- Born: 9 November 1925 Maranello, Modena, Italy
- Died: 18 October 1996 (aged 70) Modena, Italy
- Occupations: Entrepreneur; businessman;
- Known for: Panini Group; Modena Volley;
- Spouse: Maria (m. 1956)
- Children: 4

= Giuseppe Panini =

Italian entrepreneur (1925–1996)

Giuseppe Panini (9 November 1925 – 18 October 1996) was an Italian entrepreneur, known for founding the Panini Group. He led the company bearing his name for many years, which became known for its stickers, trading cards and other collectibles. He was also involved in volleyball, establishing the successful club Modena Volley, and was inducted into the International Volleyball Hall of Fame in 2024.

==Early life==
Panini was born on 9 November 1925 in Maranello, Modena, Italy, as one of eight children. He left school at age 11. He was a worker for Ferrari in 1940 and then for Fiat from 1941 to 1943. Panini ran a mechanical workshop following World War II with his brother, Umberto Panini, but later suffered from an illness in the late 1940s which led him to shut down the shop.

Afterwards, Panini began working for the family newsstand, which his mother and two of his brothers had acquired in 1945. In 1956, he and his brother started the Fratelli Panini Newspaper Distribution Agency, distributing the newspaper La Gazzetta dello Sport and later other items such as comics and stickers.

==Business career==
===Panini Group===
In 1960, Panini purchased a collection of unsold football stickers from the Milan-based publisher Nannina. He then put the stickers in packs of four and began selling them in 1961. His idea became a success and he sold three million cards in his first year. He earned 10 million lire in his first year and then began producing more stickers. In his second year of production, he sold 15 million stickers.
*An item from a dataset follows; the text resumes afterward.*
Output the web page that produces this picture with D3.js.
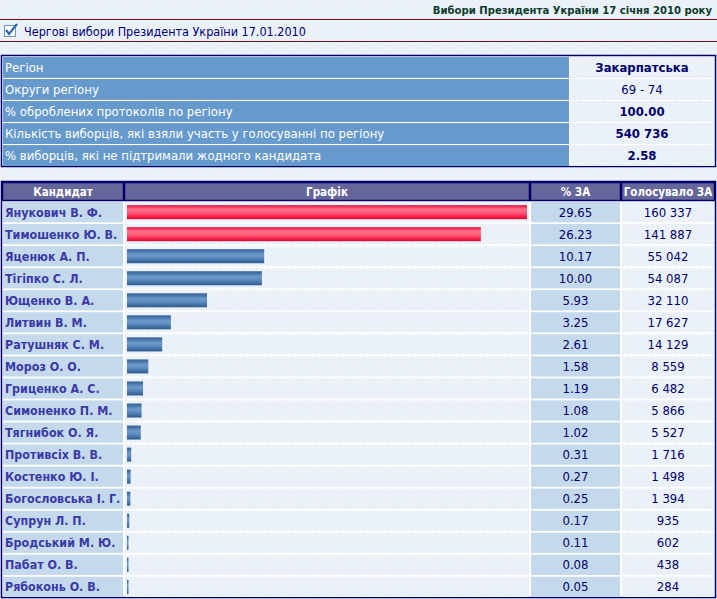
<!DOCTYPE html>
<html>
<head>
<meta charset="utf-8">
<script src="https://cdn.jsdelivr.net/npm/d3@7"></script>
<style>
  body { margin: 0; background: #eef3f9; }
  svg { display: block; font-family: "DejaVu Sans Condensed", "DejaVu Sans", sans-serif; }
</style>
</head>
<body>
<div id="chart"></div>
<script>
// page header texts
const pageTitle = "Вибори Президента України 17 січня 2010 року";
const electionName = "Чергові вибори Президента України 17.01.2010";

// region summary table
const regionLabels = [
  "Регіон",
  "Округи регіону",
  "% оброблених протоколів по регіону",
  "Кількість виборців, які взяли участь у голосуванні по регіону",
  "% виборців, які не підтримали жодного кандидата"
];
const regionValues = ["Закарпатська", "69 - 74", "100.00", "540 736", "2.58"];

// results table
const columnTitles = ["Кандидат", "Графік", "% ЗА", "Голосувало ЗА"];
const candidates = [
  "Янукович В. Ф.", "Тимошенко Ю. В.", "Яценюк А. П.", "Тігіпко С. Л.",
  "Ющенко В. А.", "Литвин В. М.", "Ратушняк С. М.", "Мороз О. О.",
  "Гриценко А. С.", "Симоненко П. М.", "Тягнибок О. Я.", "Противсіх В. В.",
  "Костенко Ю. І.", "Богословська І. Г.", "Супрун Л. П.", "Бродський М. Ю.",
  "Пабат О. В.", "Рябоконь О. В."
];
const percents = [29.65, 26.23, 10.17, 10.00, 5.93, 3.25, 2.61, 1.58, 1.19,
  1.08, 1.02, 0.31, 0.27, 0.25, 0.17, 0.11, 0.08, 0.05];
const votes = [160337, 141887, 55042, 54087, 32110, 17627, 14129, 8559, 6482,
  5866, 5527, 1716, 1498, 1394, 935, 602, 438, 284];
const leaders = 2; // first two get the red bar

const W = 717, H = 599;
const navy = "#00006b";

const svg = d3.select("#chart").append("svg")
  .attr("width", W).attr("height", H);

const defs = svg.append("defs");

// dotted background texture
const pat = defs.append("pattern").attr("id", "dots")
  .attr("width", 6).attr("height", 6).attr("patternUnits", "userSpaceOnUse");
pat.append("rect").attr("width", 6).attr("height", 6).attr("fill", "#eaf0f7");
pat.append("rect").attr("x", 1).attr("y", 1).attr("width", 1).attr("height", 1).attr("fill", "#ffffff");
pat.append("rect").attr("x", 4).attr("y", 4).attr("width", 1).attr("height", 1).attr("fill", "#f8fbfe");

const mkGrad = (id, stops) => {
  const g = defs.append("linearGradient").attr("id", id)
    .attr("x1", 0).attr("y1", 0).attr("x2", 0).attr("y2", 1);
  g.selectAll("stop").data(stops).enter().append("stop")
    .attr("offset", d => d[0]).attr("stop-color", d => d[1]);
};
mkGrad("redBar", [["0%", "#e0103a"], ["30%", "#ff7088"], ["55%", "#ff5a78"], ["100%", "#e4002c"]]);
mkGrad("blueBar", [["0%", "#2f5f95"], ["40%", "#6e9acb"], ["60%", "#5f8cc0"], ["100%", "#2c5a90"]]);

svg.append("rect").attr("width", W).attr("height", H).attr("fill", "url(#dots)");

// title
svg.append("text")
  .attr("x", 712).attr("y", 14)
  .attr("text-anchor", "end")
  .attr("font-size", 11.2).attr("font-weight", "bold")
  .attr("fill", "#0b3b2c")
  .text(pageTitle);

svg.append("line").attr("x1", 0).attr("x2", W).attr("y1", 19.5).attr("y2", 19.5)
  .attr("stroke", "#7a0a0a").attr("stroke-width", 1.2);
svg.append("line").attr("x1", 0).attr("x2", W).attr("y1", 41.5).attr("y2", 41.5)
  .attr("stroke", "#7a0a0a").attr("stroke-width", 1.2);

// checkbox icon
const cb = svg.append("g").attr("transform", "translate(4,24)");
cb.append("rect").attr("x", 0.5).attr("y", 1.5).attr("width", 11).attr("height", 11)
  .attr("fill", "#ffffff").attr("stroke", "#6f93c4");
cb.append("path").attr("d", "M2,6 L5,10 L13,0")
  .attr("fill", "none").attr("stroke", "#2f68c0").attr("stroke-width", 2.2);

svg.append("text")
  .attr("x", 24).attr("y", 31)
  .attr("dominant-baseline", "central")
  .attr("font-size", 12.5).attr("fill", "#000080")
  .text(electionName);

// ---- region table ----
const t1 = { x: 1, y: 55, w: 715, h: 112 };
svg.append("rect").attr("x", t1.x + 0.5).attr("y", t1.y + 0.5)
  .attr("width", t1.w - 1).attr("height", t1.h - 1)
  .attr("fill", "#ffffff").attr("stroke", navy).attr("stroke-width", 1.5);

const y1 = d3.scaleBand().domain(d3.range(regionLabels.length))
  .range([t1.y + 2, t1.y + t1.h - 1]).paddingInner(0.05);

const r1 = svg.append("g").selectAll("g").data(regionLabels).enter().append("g");
r1.append("rect").attr("x", 3).attr("y", (d, i) => y1(i))
  .attr("width", 566).attr("height", y1.bandwidth()).attr("fill", "#6699cc");
r1.append("rect").attr("x", 570).attr("y", (d, i) => y1(i))
  .attr("width", 144).attr("height", y1.bandwidth()).attr("fill", "url(#dots)");
r1.append("text").attr("x", 5).attr("y", (d, i) => y1(i) + y1.bandwidth() / 2)
  .attr("dominant-baseline", "central")
  .attr("font-size", 13).attr("fill", "#ffffff")
  .text(d => d);
r1.append("text").attr("x", 642).attr("y", (d, i) => y1(i) + y1.bandwidth() / 2)
  .attr("dominant-baseline", "central").attr("text-anchor", "middle")
  .attr("font-size", 13).attr("fill", navy)
  .attr("font-weight", (d, i) => i === 1 ? "normal" : "bold")
  .text((d, i) => regionValues[i]);

// ---- results table ----
const t2 = { x: 1, y: 181, w: 715, h: 417 };
svg.append("rect").attr("x", t2.x + 0.5).attr("y", t2.y + 0.5)
  .attr("width", t2.w - 1).attr("height", t2.h - 1)
  .attr("fill", "#ffffff").attr("stroke", navy).attr("stroke-width", 1.5);

const cols = [
  { x: 3, w: 120, fill: "#c5d9ec" },
  { x: 125, w: 404, fill: "url(#dots)" },
  { x: 531, w: 89, fill: "#c5d9ec" },
  { x: 622, w: 92, fill: "url(#dots)" }
];

// header
const head = svg.append("g").selectAll("g").data(columnTitles).enter().append("g");
head.append("rect")
  .attr("x", (d, i) => cols[i].x - 0.5).attr("y", 182.5)
  .attr("width", (d, i) => cols[i].w + 1).attr("height", 18)
  .attr("fill", "#656699").attr("stroke", navy).attr("stroke-width", 1.5);
head.append("text")
  .attr("x", (d, i) => cols[i].x + cols[i].w / 2).attr("y", 192)
  .attr("dominant-baseline", "central").attr("text-anchor", "middle")
  .attr("font-size", 11.5).attr("font-weight", "bold").attr("fill", "#ffffff")
  .text(d => d);

const y2 = d3.scaleBand().domain(candidates)
  .range([202, 597]).paddingInner(0.08);

const x2 = d3.scaleLinear().domain([0, d3.max(percents)])
  .range([0, 400]);

const fmtPct = d3.format(".2f");
const fmtVotes = v => d3.format(",")(v).replace(/,/g, " ");

const rows = svg.append("g").selectAll("g").data(candidates).enter().append("g")
  .attr("transform", d => `translate(0,${y2(d)})`);

cols.forEach(c => {
  rows.append("rect").attr("x", c.x).attr("y", 0)
    .attr("width", c.w).attr("height", y2.bandwidth()).attr("fill", c.fill);
});

rows.append("text")
  .attr("x", 5).attr("y", y2.bandwidth() / 2)
  .attr("dominant-baseline", "central")
  .attr("font-size", 12.4).attr("font-weight", "bold").attr("fill", "#3a3aa6")
  .text(d => d);

const barH = 14;
rows.append("rect")
  .attr("x", 127)
  .attr("y", (y2.bandwidth() - barH) / 2)
  .attr("width", (d, i) => Math.max(1.5, x2(percents[i])))
  .attr("height", barH)
  .attr("fill", (d, i) => i < leaders ? "url(#redBar)" : "url(#blueBar)");

rows.append("text")
  .attr("x", cols[2].x + cols[2].w / 2).attr("y", y2.bandwidth() / 2)
  .attr("dominant-baseline", "central").attr("text-anchor", "middle")
  .attr("font-size", 13).attr("fill", navy)
  .text((d, i) => fmtPct(percents[i]));

rows.append("text")
  .attr("x", cols[3].x + cols[3].w / 2).attr("y", y2.bandwidth() / 2)
  .attr("dominant-baseline", "central").attr("text-anchor", "middle")
  .attr("font-size", 13).attr("fill", navy)
  .text((d, i) => fmtVotes(votes[i]));
</script>
</body>
</html>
Panini hired his three brothers to the business, the Panini Group, and began producing stickers on an "industrial" scale. He hired photographers from La Gazzetta dello Sport and several printers in Modena to make stickers based on photos of all the footballers in the Italian championship. Panini's stickers were printed on sheets of 90, then cut and packaged, and delivered to newsstands to sell. He also made albums for the stickers to be collected with. His idea became an "extraordinary success" and the business continually expanded. He moved to a larger headquarters in 1965 and made his business a joint-stock company, Edizioni Panini SpA. Ownership of the business was split between Giuseppe, president and CEO, his brothers Franco Cosimo Panini, vice president, Umberto, technical-production manager, and Benito, distributor.

As the business grew, Panini's family sold their distribution agency to focus solely on producing stickers. In the late 1960s, Panini began making other types of stickers, including ones relating to television series. The company also started selling stickers abroad starting in 1969, making sticker collections for Belgium and Switzerland footballers that year, before then starting branches for production in other countries including France in 1973, Germany in 1974, Great Britain in 1976, Greece in 1977 and the United States in 1979. Panini's business made 2.4 billion lire in 1972, and the profits had risen to 165 billion by 1986. Giuseppe Panini personally managed the business until the 1970s, when he gave most management to his brother Franco Cosimo, while retaining the title of president. During the 1980s, Panini controlled 70% of the world sticker market and had over 600 employees. In 1988, the Paninis sold their company to Robert Maxwell. By the time of Panini's death in 1996, the company he started had produced over 150 billion trading cards.

===Volleyball career===
Panini was interested in volleyball, and in 1966, he founded the Panini Sports Group, later known as the club Modena Volley. His team began in the third tier of Italian volleyball, but rose to the top tier within two seasons. He managed the club and helped it become "the largest and most successful volleyball club in the world," according to the International Volleyball Hall of Fame (IVHF). In 1973, he also was a co-founder of the Italian Volleyball League, which he later served as president of for eight years.

Panini led his club to eight Italian championships, six Italian cups, three Confederation Cups and one Championship Cup title. His club featured 14 players who were later inducted into the IVHF and Modena Volley also won 13 European trophies, including CEV Champions League title four times. He sold the club to industrialist Giovanni Vandelli in 1993.

==Personal life and death==
Panini married Maria Maddalena Schiavi in 1956 and had four children with her. He served as president of the Modena Chamber of Commerce from 1985 to 1992 and was the founder of a school for business managers as well as a high school. He also ran a restaurant. A member of the Italian Socialist Party, Panini ran for election to the Senate of the Republic in 1992, but did not win a seat.

Panini had a personal collection of over 750,000 stickers from his company, which he donated to the Modena city council in 1992. He also collected accordions and newspapers; by the time of his death, he held every copy of La Gazzetta dello Sport that had been produced since 1929.

Panini died in Modena on 18 October 1996, at the age of 70. After his death, the court for the Modena Volley club was renamed PalaPanini in his honor. He was inducted into the International Volleyball Hall of Fame in 2024 as a leader.